- _Dataset excerpt_:
↓↓↓
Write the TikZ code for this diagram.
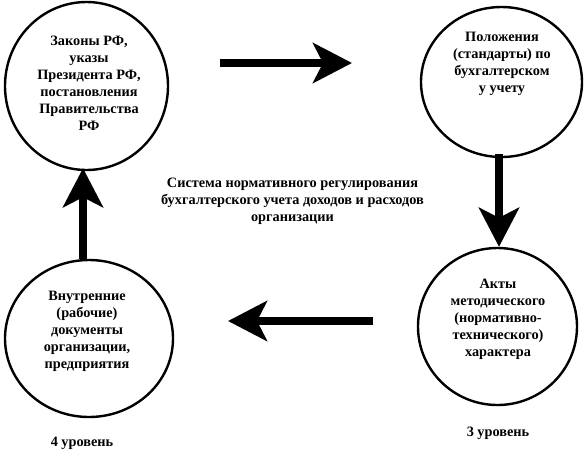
\documentclass[tikz,border=0pt]{standalone}
\usepackage{fontspec}
\setmainfont{Liberation Serif}
\usetikzlibrary{shapes.geometric,arrows.meta}
\tikzset{
  ring/.style={draw=black, line width=2.4pt, ellipse, inner sep=0pt},
  txt/.style={align=center, font=\fontsize{14.3}{17}\selectfont\bfseries, inner sep=0pt},
  bigarrow/.style={line width=7.5pt, -{Stealth[length=39pt,width=40pt,inset=10pt]}}
}
\begin{document}
\begin{tikzpicture}[x=1pt,y=-1pt]
\useasboundingbox (0,0) rectangle (584,467);
% circles
\node[ring, minimum width=163pt, minimum height=168pt] (tl) at (86.5,86) {};
\node[ring, minimum width=161pt, minimum height=150pt] (tr) at (501.5,82) {};
\node[ring, minimum width=159pt, minimum height=157pt] (br) at (497.5,326.5) {};
\node[ring, minimum width=168pt, minimum height=157pt] (bl) at (89,338.5) {};
% texts
\node[txt] (tlt) at (89,83.5) {Законы РФ,\\указы\\Президента РФ,\\постановления\\Правительства\\РФ};
\node[txt] (trt) at (502,64) {Положения\\(стандарты) по\\бухгалтерском\\у учету};
\node[txt] (brt) at (498,319) {Акты\\методического\\(нормативно-\\технического)\\характера};
\node[txt] (blt) at (87,331.5) {Внутренние\\(рабочие)\\документы\\организации,\\предприятия};
\node[txt] (ct) at (292.5,201) {Система нормативного регулирования\\бухгалтерского учета доходов и расходов\\организации};
\node[txt] (l4) at (82,443) {4 уровень};
\node[txt] (l3) at (498,433) {3 уровень};
% arrows
\coordinate (a1s) at (220,63);
\coordinate (a1e) at (352,63);
\coordinate (a3s) at (373,321);
\coordinate (a3e) at (228,321);
\draw[bigarrow] (a1s) -- (a1e);
\draw[bigarrow] (a3s) -- (a3e);
\draw[bigarrow] ([xshift=-2.5pt,yshift=4pt]tr.south) -- ([xshift=1.5pt]br.north);
\draw[bigarrow] ([xshift=-6pt]bl.north) -- ([xshift=-3.5pt,yshift=3pt]tl.south);
\end{tikzpicture}
\end{document}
↑↑↑
- _Exercise brief_: Write out the full set of lines verbatim, without the pictures.

- _Exercise response_:
Write the TikZ code for this diagram.
\documentclass[tikz,border=0pt]{standalone}
\usepackage{fontspec}
\setmainfont{Liberation Serif}
\usetikzlibrary{shapes.geometric,arrows.meta}
\tikzset{
  ring/.style={draw=black, line width=2.4pt, ellipse, inner sep=0pt},
  txt/.style={align=center, font=\fontsize{14.3}{17}\selectfont\bfseries, inner sep=0pt},
  bigarrow/.style={line width=7.5pt, -{Stealth[length=39pt,width=40pt,inset=10pt]}}
}
\begin{document}
\begin{tikzpicture}[x=1pt,y=-1pt]
\useasboundingbox (0,0) rectangle (584,467);
% circles
\node[ring, minimum width=163pt, minimum height=168pt] (tl) at (86.5,86) {};
\node[ring, minimum width=161pt, minimum height=150pt] (tr) at (501.5,82) {};
\node[ring, minimum width=159pt, minimum height=157pt] (br) at (497.5,326.5) {};
\node[ring, minimum width=168pt, minimum height=157pt] (bl) at (89,338.5) {};
% texts
\node[txt] (tlt) at (89,83.5) {Законы РФ,\\указы\\Президента РФ,\\постановления\\Правительства\\РФ};
\node[txt] (trt) at (502,64) {Положения\\(стандарты) по\\бухгалтерском\\у учету};
\node[txt] (brt) at (498,319) {Акты\\методического\\(нормативно-\\технического)\\характера};
\node[txt] (blt) at (87,331.5) {Внутренние\\(рабочие)\\документы\\организации,\\предприятия};
\node[txt] (ct) at (292.5,201) {Система нормативного регулирования\\бухгалтерского учета доходов и расходов\\организации};
\node[txt] (l4) at (82,443) {4 уровень};
\node[txt] (l3) at (498,433) {3 уровень};
% arrows
\coordinate (a1s) at (220,63);
\coordinate (a1e) at (352,63);
\coordinate (a3s) at (373,321);
\coordinate (a3e) at (228,321);
\draw[bigarrow] (a1s) -- (a1e);
\draw[bigarrow] (a3s) -- (a3e);
\draw[bigarrow] ([xshift=-2.5pt,yshift=4pt]tr.south) -- ([xshift=1.5pt]br.north);
\draw[bigarrow] ([xshift=-6pt]bl.north) -- ([xshift=-3.5pt,yshift=3pt]tl.south);
\end{tikzpicture}
\end{document}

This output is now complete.